→ **Job**
Without the pictures, extract every line from the start of the material to the line containing "80, 90, 100];", both ends included.

→ **Raw data**

════════

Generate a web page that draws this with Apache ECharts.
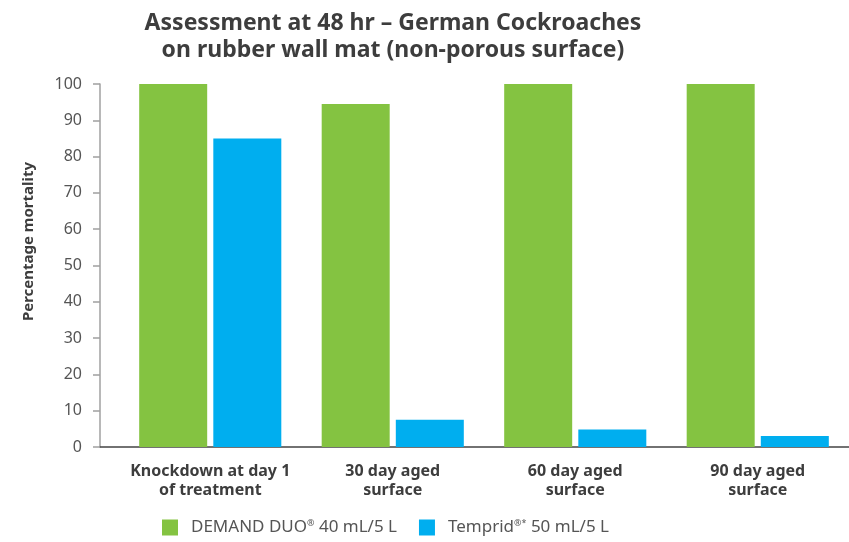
<!DOCTYPE html>
<html>
<head>
<meta charset="utf-8">
<script src="https://cdn.jsdelivr.net/npm/echarts@6/dist/echarts.min.js"></script>
<style>
html,body{margin:0;padding:0;background:#fff;}
#chart{width:849px;height:542px;}
</style>
</head>
<body>
<div id="chart"></div>
<script>
const categories = ['Knockdown at day 1\nof treatment', '30 day aged\nsurface', '60 day aged\nsurface', '90 day aged\nsurface'];
const demandDuo = [100, 94.5, 100, 100];
const temprid = [85, 7.5, 4.8, 3];
const yTicks = [0, 10, 20, 30, 40, 50, 60, 70, 80, 90, 100];

const chart = echarts.init(document.getElementById('chart'));
const font = 'Noto Sans';
chart.setOption({
  animation: false,
  backgroundColor: '#fff',
  title: {
    text: 'Assessment at 48 hr – German Cockroaches\non rubber wall mat (non-porous surface)',
    left: 388, top: 5, textAlign: 'center',
    textStyle: { fontFamily: font, fontWeight: 'bold', fontSize: 23, lineHeight: 27, color: '#3d3d3d' }
  },
  legend: {
    bottom: 1, left: 157,
    itemWidth: 16, itemHeight: 16, itemGap: 22,
    icon: 'rect',
    textStyle: {
      fontFamily: font, fontSize: 17, color: '#555', padding: [0, 0, 0, 8],
      rich: { sup: { fontSize: 9, verticalAlign: 'top', padding: [0, 0, 9, 0], color: '#555', fontFamily: font } }
    },
    formatter: function (n) {
      if (n === 'DEMAND DUO') return 'DEMAND DUO{sup|®} 40 mL/5 L';
      return 'Temprid{sup|®*} 50 mL/5 L';
    },
    data: ['DEMAND DUO', 'Temprid']
  },
  grid: [
    { left: 100, right: 0, top: 84, bottom: 95 },
    { left: 119, right: -2, top: 84, bottom: 95 }
  ],
  xAxis: [
    { gridIndex: 0, type: 'category', data: categories,
      axisLine: { show: true, lineStyle: { color: '#444', width: 1.5 } },
      axisTick: { show: false }, axisLabel: { show: false } },
    { gridIndex: 1, type: 'category', data: categories,
      axisLine: { show: false }, axisTick: { show: false },
      axisLabel: { interval: 0, fontFamily: font, fontWeight: 'bold', fontSize: 16, lineHeight: 19, color: '#3d3d3d', margin: 15 } }
  ],
  yAxis: [
    { gridIndex: 0, type: 'value', min: yTicks[0], max: yTicks[yTicks.length - 1], interval: 10,
      name: 'Percentage mortality', nameLocation: 'middle', nameGap: 64,
      nameTextStyle: { fontFamily: font, fontWeight: 'bold', fontSize: 15, color: '#3d3d3d', padding: [0, 0, 0, 48] },
      axisLine: { show: true, lineStyle: { color: '#a0a0a0', width: 1.5 } },
      axisTick: { show: true, length: 7, lineStyle: { color: '#a0a0a0', width: 1.5 } },
      axisLabel: { fontFamily: font, fontSize: 16, color: '#555', margin: 18 },
      splitLine: { show: false } },
    { gridIndex: 1, type: 'value', min: yTicks[0], max: yTicks[yTicks.length - 1], interval: 10,
      show: false, splitLine: { show: false } }
  ],
  series: [
    { name: 'DEMAND DUO', type: 'bar', xAxisIndex: 1, yAxisIndex: 1, data: demandDuo,
      barWidth: 68, barGap: '9%', itemStyle: { color: '#84c341' } },
    { name: 'Temprid', type: 'bar', xAxisIndex: 1, yAxisIndex: 1, data: temprid,
      barWidth: 68, barGap: '9%', itemStyle: { color: '#00aeef' } }
  ]
});
</script>
</body>
</html>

════════

→ **Solution to this task**
Generate a web page that draws this with Apache ECharts.
<!DOCTYPE html>
<html>
<head>
<meta charset="utf-8">
<script src="https://cdn.jsdelivr.net/npm/echarts@6/dist/echarts.min.js"></script>
<style>
html,body{margin:0;padding:0;background:#fff;}
#chart{width:849px;height:542px;}
</style>
</head>
<body>
<div id="chart"></div>
<script>
const categories = ['Knockdown at day 1\nof treatment', '30 day aged\nsurface', '60 day aged\nsurface', '90 day aged\nsurface'];
const demandDuo = [100, 94.5, 100, 100];
const temprid = [85, 7.5, 4.8, 3];
const yTicks = [0, 10, 20, 30, 40, 50, 60, 70, 80, 90, 100];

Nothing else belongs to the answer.